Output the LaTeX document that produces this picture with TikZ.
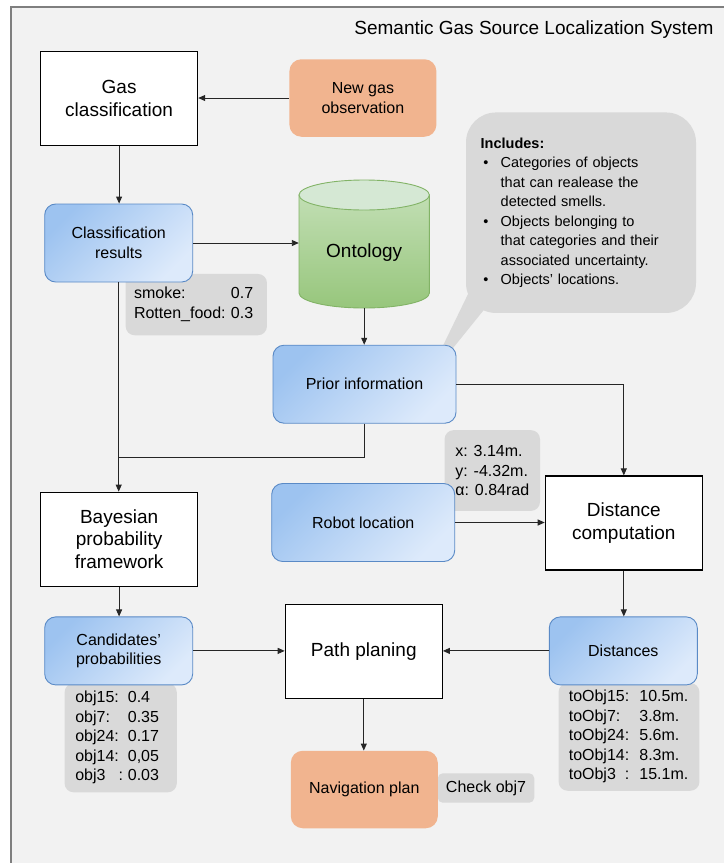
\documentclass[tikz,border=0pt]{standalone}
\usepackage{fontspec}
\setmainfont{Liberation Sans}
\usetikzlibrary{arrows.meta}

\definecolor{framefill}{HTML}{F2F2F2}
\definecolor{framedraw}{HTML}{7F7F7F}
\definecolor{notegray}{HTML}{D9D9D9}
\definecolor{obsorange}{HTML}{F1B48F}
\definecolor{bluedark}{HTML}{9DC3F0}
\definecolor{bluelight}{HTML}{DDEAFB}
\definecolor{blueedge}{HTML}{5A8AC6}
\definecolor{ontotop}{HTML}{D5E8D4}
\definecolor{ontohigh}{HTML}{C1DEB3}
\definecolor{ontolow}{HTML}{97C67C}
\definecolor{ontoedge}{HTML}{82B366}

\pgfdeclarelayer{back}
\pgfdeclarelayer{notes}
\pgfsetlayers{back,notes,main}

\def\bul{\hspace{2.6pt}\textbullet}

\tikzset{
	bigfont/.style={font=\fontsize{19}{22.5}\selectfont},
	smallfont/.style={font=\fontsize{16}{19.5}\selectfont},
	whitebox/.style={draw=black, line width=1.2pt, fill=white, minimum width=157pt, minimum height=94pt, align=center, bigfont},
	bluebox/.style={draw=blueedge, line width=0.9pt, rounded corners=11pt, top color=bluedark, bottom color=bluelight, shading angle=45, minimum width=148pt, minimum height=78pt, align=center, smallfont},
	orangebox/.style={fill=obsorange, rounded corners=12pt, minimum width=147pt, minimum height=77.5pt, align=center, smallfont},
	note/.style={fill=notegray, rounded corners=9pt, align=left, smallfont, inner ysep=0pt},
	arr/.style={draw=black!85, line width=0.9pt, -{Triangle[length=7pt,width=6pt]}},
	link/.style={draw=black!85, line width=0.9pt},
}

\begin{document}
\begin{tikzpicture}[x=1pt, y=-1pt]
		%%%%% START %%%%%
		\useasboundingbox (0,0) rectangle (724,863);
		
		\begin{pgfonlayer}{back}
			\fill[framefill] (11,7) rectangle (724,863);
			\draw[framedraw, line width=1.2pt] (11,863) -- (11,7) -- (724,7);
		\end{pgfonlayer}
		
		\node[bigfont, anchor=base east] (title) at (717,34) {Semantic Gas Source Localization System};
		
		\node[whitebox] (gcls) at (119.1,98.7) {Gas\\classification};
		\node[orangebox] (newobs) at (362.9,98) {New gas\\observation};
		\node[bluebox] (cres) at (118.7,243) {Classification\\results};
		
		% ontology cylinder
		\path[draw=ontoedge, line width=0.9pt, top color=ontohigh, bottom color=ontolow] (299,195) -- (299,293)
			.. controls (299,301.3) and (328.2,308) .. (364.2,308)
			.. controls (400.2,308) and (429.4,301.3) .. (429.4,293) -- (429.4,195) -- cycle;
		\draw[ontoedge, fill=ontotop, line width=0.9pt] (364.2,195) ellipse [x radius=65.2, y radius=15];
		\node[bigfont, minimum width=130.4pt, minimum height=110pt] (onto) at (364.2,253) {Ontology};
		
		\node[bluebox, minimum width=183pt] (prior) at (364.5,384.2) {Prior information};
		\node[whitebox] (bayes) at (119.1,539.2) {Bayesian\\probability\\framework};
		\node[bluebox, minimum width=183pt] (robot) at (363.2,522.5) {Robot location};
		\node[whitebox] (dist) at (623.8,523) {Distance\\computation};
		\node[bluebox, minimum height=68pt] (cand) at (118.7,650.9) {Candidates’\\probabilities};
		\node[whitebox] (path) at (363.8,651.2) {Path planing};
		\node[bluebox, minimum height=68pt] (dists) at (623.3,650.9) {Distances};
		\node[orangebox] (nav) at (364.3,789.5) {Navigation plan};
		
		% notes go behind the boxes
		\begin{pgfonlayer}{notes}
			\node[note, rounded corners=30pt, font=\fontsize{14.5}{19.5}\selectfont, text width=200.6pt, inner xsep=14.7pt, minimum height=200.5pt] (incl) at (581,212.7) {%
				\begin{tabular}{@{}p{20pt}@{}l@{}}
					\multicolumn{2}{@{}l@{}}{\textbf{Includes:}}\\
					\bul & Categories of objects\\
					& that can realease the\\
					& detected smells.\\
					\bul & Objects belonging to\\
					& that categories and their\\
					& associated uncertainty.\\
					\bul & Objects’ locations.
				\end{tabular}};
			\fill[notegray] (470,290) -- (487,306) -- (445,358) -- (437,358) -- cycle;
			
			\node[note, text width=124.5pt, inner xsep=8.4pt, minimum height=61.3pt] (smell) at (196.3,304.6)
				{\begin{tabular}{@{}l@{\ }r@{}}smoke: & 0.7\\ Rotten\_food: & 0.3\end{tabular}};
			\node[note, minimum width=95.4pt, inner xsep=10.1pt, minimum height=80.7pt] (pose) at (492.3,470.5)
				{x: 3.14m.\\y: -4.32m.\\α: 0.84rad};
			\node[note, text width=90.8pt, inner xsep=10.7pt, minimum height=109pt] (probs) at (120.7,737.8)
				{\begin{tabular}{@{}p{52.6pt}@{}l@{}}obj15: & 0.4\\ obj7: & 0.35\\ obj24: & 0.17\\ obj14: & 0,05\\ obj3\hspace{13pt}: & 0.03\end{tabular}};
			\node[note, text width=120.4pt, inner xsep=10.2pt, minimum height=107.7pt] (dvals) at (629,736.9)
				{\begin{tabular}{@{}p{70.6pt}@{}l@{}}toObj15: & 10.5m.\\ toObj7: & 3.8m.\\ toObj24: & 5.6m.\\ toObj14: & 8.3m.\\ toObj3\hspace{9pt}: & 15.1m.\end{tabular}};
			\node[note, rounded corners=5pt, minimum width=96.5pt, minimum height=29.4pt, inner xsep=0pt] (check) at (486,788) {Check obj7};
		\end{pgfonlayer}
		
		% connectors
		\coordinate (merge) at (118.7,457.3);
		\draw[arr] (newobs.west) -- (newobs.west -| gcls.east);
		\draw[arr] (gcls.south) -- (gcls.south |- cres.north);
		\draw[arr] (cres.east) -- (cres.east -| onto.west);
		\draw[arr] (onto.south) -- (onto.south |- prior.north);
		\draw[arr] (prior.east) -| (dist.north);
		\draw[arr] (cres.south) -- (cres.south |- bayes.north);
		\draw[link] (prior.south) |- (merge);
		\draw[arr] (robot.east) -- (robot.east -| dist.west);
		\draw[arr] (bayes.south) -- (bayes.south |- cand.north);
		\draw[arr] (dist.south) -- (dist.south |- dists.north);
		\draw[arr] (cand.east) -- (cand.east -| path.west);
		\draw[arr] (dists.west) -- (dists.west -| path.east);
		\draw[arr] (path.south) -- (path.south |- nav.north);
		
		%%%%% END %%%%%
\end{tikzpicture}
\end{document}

INSTRUCTION:
Pictures stay out. Print the data exactly, from its first line through the line containing "anchor=base east] (title)".

EXERCISE OUTPUT:
Output the LaTeX document that produces this picture with TikZ.
\documentclass[tikz,border=0pt]{standalone}
\usepackage{fontspec}
\setmainfont{Liberation Sans}
\usetikzlibrary{arrows.meta}

\definecolor{framefill}{HTML}{F2F2F2}
\definecolor{framedraw}{HTML}{7F7F7F}
\definecolor{notegray}{HTML}{D9D9D9}
\definecolor{obsorange}{HTML}{F1B48F}
\definecolor{bluedark}{HTML}{9DC3F0}
\definecolor{bluelight}{HTML}{DDEAFB}
\definecolor{blueedge}{HTML}{5A8AC6}
\definecolor{ontotop}{HTML}{D5E8D4}
\definecolor{ontohigh}{HTML}{C1DEB3}
\definecolor{ontolow}{HTML}{97C67C}
\definecolor{ontoedge}{HTML}{82B366}

\pgfdeclarelayer{back}
\pgfdeclarelayer{notes}
\pgfsetlayers{back,notes,main}

\def\bul{\hspace{2.6pt}\textbullet}

\tikzset{
	bigfont/.style={font=\fontsize{19}{22.5}\selectfont},
	smallfont/.style={font=\fontsize{16}{19.5}\selectfont},
	whitebox/.style={draw=black, line width=1.2pt, fill=white, minimum width=157pt, minimum height=94pt, align=center, bigfont},
	bluebox/.style={draw=blueedge, line width=0.9pt, rounded corners=11pt, top color=bluedark, bottom color=bluelight, shading angle=45, minimum width=148pt, minimum height=78pt, align=center, smallfont},
	orangebox/.style={fill=obsorange, rounded corners=12pt, minimum width=147pt, minimum height=77.5pt, align=center, smallfont},
	note/.style={fill=notegray, rounded corners=9pt, align=left, smallfont, inner ysep=0pt},
	arr/.style={draw=black!85, line width=0.9pt, -{Triangle[length=7pt,width=6pt]}},
	link/.style={draw=black!85, line width=0.9pt},
}

\begin{document}
\begin{tikzpicture}[x=1pt, y=-1pt]
		%%%%% START %%%%%
		\useasboundingbox (0,0) rectangle (724,863);
		
		\begin{pgfonlayer}{back}
			\fill[framefill] (11,7) rectangle (724,863);
			\draw[framedraw, line width=1.2pt] (11,863) -- (11,7) -- (724,7);
		\end{pgfonlayer}
		
		\node[bigfont, anchor=base east] (title) at (717,34) {Semantic Gas Source Localization System};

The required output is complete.